O anda o kadar şaşırmış, çaresiz kalmış ki… Telefon yok, ev halkı merak eder, oteli nereden bulacak, karayoluna da araba yok… Tam o sırada özel bir taksi yanına yaklaşıyor. İçindeki bey, sıradaki arkadaşına;

“–Ben İzmit’ten geçeceğim seni alayım.” diyor.

Gerisini şöyle anlatıyor:

Bindiler, taksideki adam birden durup;

“–Bey baba!

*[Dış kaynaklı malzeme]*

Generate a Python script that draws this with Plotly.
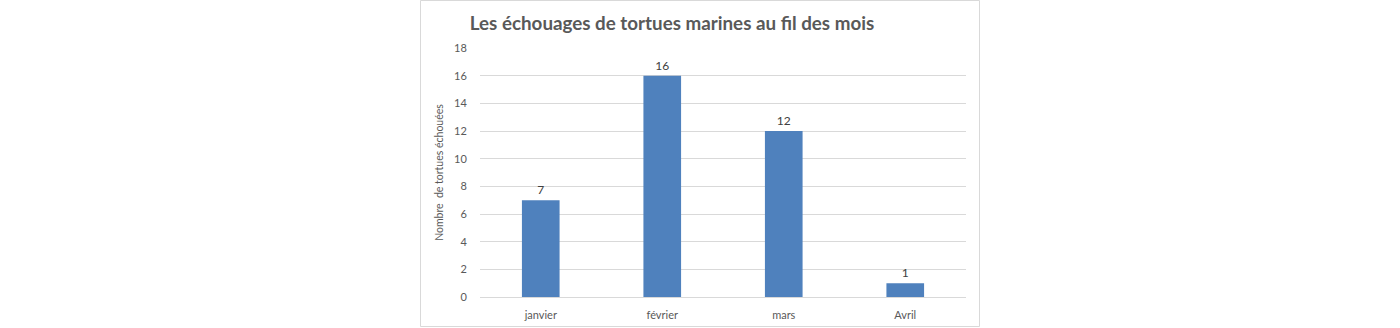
import plotly.graph_objects as go

# Monthly sea-turtle strandings
months = ["janvier", "février", "mars", "Avril"]
strandings = [7, 16, 12, 1]
y_ticks = [0, 2, 4, 6, 8, 10, 12, 14, 16, 18]

W, H = 1400, 328
TEXT = "#595959"
GRID = "#d9d9d9"
BAR = "#4f81bd"
FONT = "Lato, Carlito, Calibri, sans-serif"

fig = go.Figure(
    go.Bar(
        x=months,
        y=strandings,
        marker=dict(color=BAR, line=dict(width=0)),
        text=[str(v) for v in strandings],
        textposition="outside",
        textfont=dict(family=FONT, size=12, color="#404040"),
        cliponaxis=False,
        width=0.31,
    )
)

fig.update_layout(
    width=W,
    height=H,
    margin=dict(l=0, r=0, t=0, b=0, autoexpand=False),
    paper_bgcolor="white",
    plot_bgcolor="white",
    showlegend=False,
    font=dict(family=FONT, size=11, color=TEXT),
    title=dict(
        text="<b>Les échouages de tortues marines au fil des mois</b>",
        x=672 / W,
        xanchor="center",
        y=1 - 23 / H,
        yanchor="middle",
        font=dict(family=FONT, size=18.8, color=TEXT),
        automargin=False,
    ),
    xaxis=dict(
        domain=[480 / W, 966 / W],
        automargin=False,
        showgrid=False,
        showline=False,
        ticks="outside",
        ticklen=8,
        tickcolor="rgba(0,0,0,0)",
        tickfont=dict(size=11, color=TEXT),
    ),
    yaxis=dict(
        domain=[31 / H, 280 / H],
        automargin=False,
        range=[0, 18],
        tickvals=y_ticks,
        showgrid=True,
        gridcolor=GRID,
        gridwidth=1,
        zeroline=True,
        zerolinecolor=GRID,
        zerolinewidth=1,
        showline=False,
        ticks="outside",
        ticklen=10,
        tickcolor="rgba(0,0,0,0)",
        tickfont=dict(size=11, color=TEXT),
        title=dict(
            text="Nombre  de tortues échouées",
            font=dict(size=10.5, color=TEXT),
            standoff=8,
        ),
    ),
    shapes=[
        dict(
            type="rect",
            xref="paper",
            yref="paper",
            x0=420.5 / W,
            x1=979.5 / W,
            y0=1.5 / H,
            y1=1 - 0.5 / H,
            line=dict(color="#d9d9d9", width=1),
            fillcolor="rgba(0,0,0,0)",
            layer="below",
        )
    ],
)

fig.write_html("out.html")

Sen nereye gideceksin?” dedi.

Ben de;

“–Bursa’ya…” deyince;

“–Sen de gel o zaman, İzmit’ten bir imkân bulursun.” dedi.

Ben de;

“–Rahatsız etmeyeyim.” dedim;

“–Gel rahatsız olmayız, Zaten arkadaş var.” dedi.

Yolda şoför ve arkadaşı; şuradan buradan konuşurlarken, mevzu siyasete geldi. Bayağı tartıştılar; ben sessizce arkada dinledim, hiç söze karışmadım. Nereye gittiklerinin farkına varmadılar. Bursa’ya yaklaştılar. Şoför, arkadaşına;

“–Nerede ineceksin?” diye sordu. Yerine varınca, indirdi;

“–Baba, sen evini söyle seni kapına bırakacağım!” dedi;

“–Efendim yorulmayın!” dediysem de, ısrarla beni kapıma kadar bıraktı.

“–Bunlar hep büyüklerimizin himmeti. Evlâtlarını yalnız bırakmazlar!” dedi.

Bu zamanda böyle güzel insanlar…

Rabbim! Biz onları seviyoruz. İnşâallah âhirette de bizi unutmazlar. Burada ise yerleri doldurulmaz.